| Task goal |
Return only those lines from the line containing "Generate a web" to the line containing "const y = d3.scaleLinear().domain([0,5]).range([B,T]);", both included, and please omit the pictures.

(Collection entries)
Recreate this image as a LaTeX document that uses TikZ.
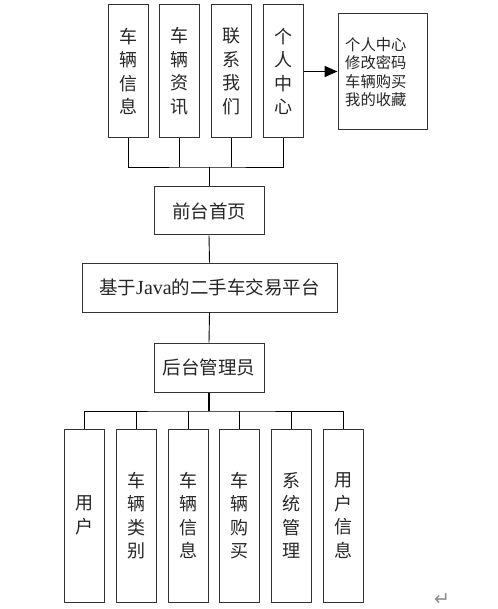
\documentclass[tikz,border=0pt]{standalone}
\usepackage{fontspec}
\setmainfont{Noto Sans CJK SC}
\newfontfamily\latinf{Liberation Serif}
\newfontfamily\symf{DejaVu Sans}
\usetikzlibrary{arrows.meta}
\begin{document}
\begin{tikzpicture}[x=1pt,y=-1pt,
  box/.style={draw=black!80,line width=1pt,fill=white,inner sep=0pt,align=center,text=black!85},
  vbox/.style={box,minimum width=40pt,font=\fontsize{18}{23.5}\selectfont},
  hbox/.style={box,minimum width=110pt,minimum height=48pt,font=\fontsize{18.5}{22}\selectfont},
  conn/.style={draw=black,line width=0.9pt},
  thickconn/.style={draw=black,line width=1.8pt}]
\useasboundingbox (0,0) rectangle (497,609);
% top row
\node[vbox,minimum height=133pt] (t1) at (128,71.5) {车\\辆\\信\\息};
\node[vbox,minimum height=133pt] (t2) at (179.5,71.5) {车\\辆\\资\\讯};
\node[vbox,minimum height=133pt] (t3) at (231.5,71.5) {联\\系\\我\\们};
\node[vbox,minimum height=133pt] (t4) at (283,71.5) {个\\人\\中\\心};
\node[box,minimum width=89pt,minimum height=116pt] (pc) at (382.5,71.5) {};
\node[anchor=west,inner sep=0pt,align=left,text=black!85,font=\fontsize{15.3}{18.5}\selectfont] (pct) at (345,72) {个人中心\\修改密码\\车辆购买\\我的收藏};
\draw[conn,line width=1.8pt,-{Triangle[length=13pt,width=11pt]}] (t4.east) -- (pc.west);
% middle
\node[hbox] (home) at (209,211) {前台首页};
\node[box,minimum width=255pt,minimum height=49pt,font=\fontsize{18.5}{22}\selectfont] (main) at (209.5,287.5) {基于{\latinf\fontsize{20}{22}\selectfont Java}的二手车交易平台};
\node[hbox,minimum height=49pt] (admin) at (209,367.5) {后台管理员};
\coordinate (jt) at (209,167);
\draw[conn] (t1.south) |- (jt) -| (t4.south);
\draw[conn] (t2.south) -- (t2.south |- jt);
\draw[conn] (t3.south) -- (t3.south |- jt);
\draw[conn] (jt) -- (home.north);
\draw[conn] (home.south) -- (main.north);
\draw[conn] (main.south) -- (admin.north);
% bottom row
\node[vbox,minimum height=173pt] (b1) at (84.5,515.5) {用\\户};
\node[vbox,minimum height=173pt] (b2) at (136.5,515.5) {车\\辆\\类\\别};
\node[vbox,minimum height=173pt] (b3) at (188,515.5) {车\\辆\\信\\息};
\node[vbox,minimum height=173pt] (b4) at (239.5,515.5) {车\\辆\\购\\买};
\node[vbox,minimum height=173pt] (b5) at (291.5,515.5) {系\\统\\管\\理};
\node[vbox,minimum height=173pt] (b6) at (343,515.5) {用\\户\\信\\息};
\coordinate (jb) at (209,411);
\draw[thickconn] (admin.south) -- (jb);
\draw[conn] (b1.north) |- (jb) -| (b6.north);
\draw[conn] (b2.north) -- (b2.north |- jb);
\draw[conn] (b3.north) -- (b3.north |- jb);
\draw[conn] (b4.north) -- (b4.north |- jb);
\draw[conn] (b5.north) -- (b5.north |- jb);
\node[font=\symf\fontsize{19}{19}\selectfont,text=black!45,inner sep=0pt] (ret) at (442,600) {↵};
\end{tikzpicture}
\end{document}
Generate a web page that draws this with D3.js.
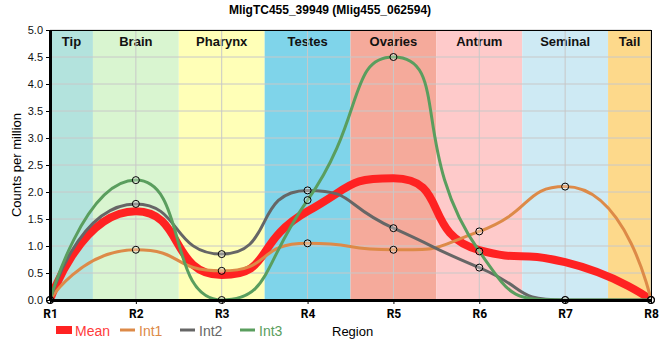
<!DOCTYPE html>
<html><head><meta charset="utf-8">
<script src="https://cdn.jsdelivr.net/npm/d3@7"></script>
<style>body{margin:0;background:#fff}svg{display:block;font-family:Arial,"Liberation Sans",sans-serif}</style>
</head><body><svg id="c" width="660" height="360"></svg>
<script>
const regions = ["R1","R2","R3","R4","R5","R6","R7","R8"];
const bandNames = ["Tip","Brain","Pharynx","Testes","Ovaries","Antrum","Seminal","Tail"];
const bandColors = ["#b3e3dd","#d9f5d0","#ffffb7","#7fd4ea","#f5aa9b","#fecaca","#ceeaf4","#fdd98b"];
const int1 = [0, 0.93, 0.54, 1.05, 0.93, 1.27, 2.10, 0];
const int2 = [0, 1.78, 0.85, 2.03, 1.33, 0.60, 0, 0];
const int3 = [0, 2.22, 0, 1.85, 4.50, 0.90, 0, 0];
const meanVals = regions.map((r,i)=>(int1[i]+int2[i]+int3[i])/3);
const yTicks = [0,0.5,1,1.5,2,2.5,3,3.5,4,4.5,5];
const title = "MligTC455_39949 (Mlig455_062594)";

const svg = d3.select("#c");
const L=50,R=651,T=30,B=300;
const x = d3.scalePoint().domain(regions).range([L,R]);
const xi = d3.scaleLinear().domain([0,regions.length-1]).range([L,R]);
const y = d3.scaleLinear().domain([0,5]).range([B,T]);

// smoothed bezier path with control points clamped between neighbours
function smooth(vals, s=0.6){
  const pts = vals.map((v,i)=>[x(regions[i]), y(v)]);
  const p = d3.path();
  let prevX, prevY, cpx0, cpy0;
  const mn=Math.min, mx=Math.max;
  pts.forEach(([px,py],i)=>{
    if(i===0){ p.moveTo(px,py); cpx0=px; cpy0=py; }
    else {
      let cpx1, cpy1, ncx, ncy;
      if(i===pts.length-1){ cpx1=px; cpy1=py; }
      else {
        const [nx,ny]=pts[i+1];
        let vx=nx-prevX, vy=ny-prevY;
        const lp=Math.hypot(px-prevX,py-prevY), ln=Math.hypot(nx-px,ny-py);
        const r=ln/(ln+lp);
        ncx=px+vx*s*r; ncy=py+vy*s*r;
        ncx=mx(mn(ncx,mx(nx,px)),mn(nx,px)); ncy=mx(mn(ncy,mx(ny,py)),mn(ny,py));
        vx=ncx-px; vy=ncy-py;
        cpx1=px-vx*lp/ln; cpy1=py-vy*lp/ln;
        cpx1=mx(mn(cpx1,mx(prevX,px)),mn(prevX,px)); cpy1=mx(mn(cpy1,mx(prevY,py)),mn(prevY,py));
        vx=px-cpx1; vy=py-cpy1;
        ncx=px+vx*ln/lp; ncy=py+vy*ln/lp;
      }
      p.bezierCurveTo(cpx0,cpy0,cpx1,cpy1,px,py);
      cpx0=ncx; cpy0=ncy;
    }
    prevX=px; prevY=py;
  });
  return p.toString();
}

svg.append("defs").append("clipPath").attr("id","clip").append("rect").attr("x",L).attr("y",T).attr("width",R-L+5).attr("height",B-T);

// bands
bandNames.forEach((n,i)=>{
  const x0 = Math.max(L, xi(i-0.5)), x1 = Math.min(R, xi(i+0.5));
  svg.append("rect").attr("x",x0).attr("y",T).attr("width",x1-x0).attr("height",B-T).attr("fill",bandColors[i]);
  svg.append("text").attr("x",(x0+x1)/2).attr("y",T+16).attr("text-anchor","middle")
    .attr("font-size",13).attr("font-weight","bold").attr("fill","#111").text(n);
});
// grid
const g = svg.append("g");
yTicks.forEach(t=>g.append("line").attr("x1",L).attr("x2",R).attr("y1",y(t)).attr("y2",y(t)).attr("stroke","#c8c8c8").attr("stroke-width",1));
regions.forEach(r=>g.append("line").attr("x1",x(r)).attr("x2",x(r)).attr("y1",T).attr("y2",B).attr("stroke","#c8c8c8").attr("stroke-width",1));

const series = [
  {name:"Int1", vals:int1, color:"#dd8a48"},
  {name:"Int2", vals:int2, color:"#666666"},
  {name:"Int3", vals:int3, color:"#5a9e5e"}
];
const lines = svg.append("g").attr("clip-path","url(#clip)");
lines.append("path").attr("d",smooth(meanVals)).attr("fill","none").attr("stroke","#ff2222").attr("stroke-width",8);
series.forEach(s=>{
  lines.append("path").attr("d",smooth(s.vals)).attr("fill","none").attr("stroke",s.color).attr("stroke-width",3);
});
series.forEach(s=>{
  s.vals.forEach((v,i)=>svg.append("circle").attr("cx",x(regions[i])).attr("cy",y(v)).attr("r",3.5)
    .attr("fill","rgba(255,255,255,0.3)").attr("stroke","#000").attr("stroke-width",1));
});

// border
svg.append("line").attr("x1",L).attr("x2",R).attr("y1",T+0.5).attr("y2",T+0.5).attr("stroke","#000");
svg.append("line").attr("x1",R+0.5).attr("x2",R+0.5).attr("y1",T).attr("y2",B).attr("stroke","#000");

// axes
const ya = svg.append("g").attr("transform",`translate(${L},0)`)
  .call(d3.axisLeft(y).tickValues(yTicks).tickFormat(d3.format(".1f")).tickSize(4).tickSizeOuter(0));
ya.select(".domain").attr("stroke-width",3);
ya.selectAll("text").attr("font-size",11).attr("fill","#111").attr("font-family","Arial,sans-serif");
const xa = svg.append("g").attr("transform",`translate(0,${B})`)
  .call(d3.axisBottom(x).tickSize(4).tickSizeOuter(0));
xa.select(".domain").attr("stroke-width",3);
xa.selectAll("text").attr("font-size",12).attr("font-weight","bold").attr("fill","#000").attr("dy","0.9em").attr("font-family","Roboto,Arial,sans-serif");

// titles
svg.append("text").attr("x",330).attr("y",14).attr("text-anchor","middle").attr("font-size",12).attr("font-weight","bold").text(title);
svg.append("text").attr("transform","translate(21,165) rotate(-90)").attr("text-anchor","middle").attr("font-size",13).text("Counts per million");
svg.append("text").attr("x",332).attr("y",336).attr("font-size",13).text("Region");

// legend
const lg = svg.append("g");
lg.append("rect").attr("x",56).attr("y",326).attr("width",16).attr("height",8).attr("fill","#ff2222");
lg.append("text").attr("x",75).attr("y",335.5).attr("font-size",14).attr("fill","#ff3b3b").text("Mean");
const lx = [120,180,240];
series.forEach((s,i)=>{
  lg.append("line").attr("x1",lx[i]).attr("x2",lx[i]+15).attr("y1",330).attr("y2",330).attr("stroke",s.color).attr("stroke-width",3);
  lg.append("text").attr("x",lx[i]+19).attr("y",335.5).attr("font-size",14).attr("fill",s.color).text(s.name);
});
</script></body></html>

| Result of the exercise |
Generate a web page that draws this with D3.js.
<!DOCTYPE html>
<html><head><meta charset="utf-8">
<script src="https://cdn.jsdelivr.net/npm/d3@7"></script>
<style>body{margin:0;background:#fff}svg{display:block;font-family:Arial,"Liberation Sans",sans-serif}</style>
</head><body><svg id="c" width="660" height="360"></svg>
<script>
const regions = ["R1","R2","R3","R4","R5","R6","R7","R8"];
const bandNames = ["Tip","Brain","Pharynx","Testes","Ovaries","Antrum","Seminal","Tail"];
const bandColors = ["#b3e3dd","#d9f5d0","#ffffb7","#7fd4ea","#f5aa9b","#fecaca","#ceeaf4","#fdd98b"];
const int1 = [0, 0.93, 0.54, 1.05, 0.93, 1.27, 2.10, 0];
const int2 = [0, 1.78, 0.85, 2.03, 1.33, 0.60, 0, 0];
const int3 = [0, 2.22, 0, 1.85, 4.50, 0.90, 0, 0];
const meanVals = regions.map((r,i)=>(int1[i]+int2[i]+int3[i])/3);
const yTicks = [0,0.5,1,1.5,2,2.5,3,3.5,4,4.5,5];
const title = "MligTC455_39949 (Mlig455_062594)";

const svg = d3.select("#c");
const L=50,R=651,T=30,B=300;
const x = d3.scalePoint().domain(regions).range([L,R]);
const xi = d3.scaleLinear().domain([0,regions.length-1]).range([L,R]);
const y = d3.scaleLinear().domain([0,5]).range([B,T]);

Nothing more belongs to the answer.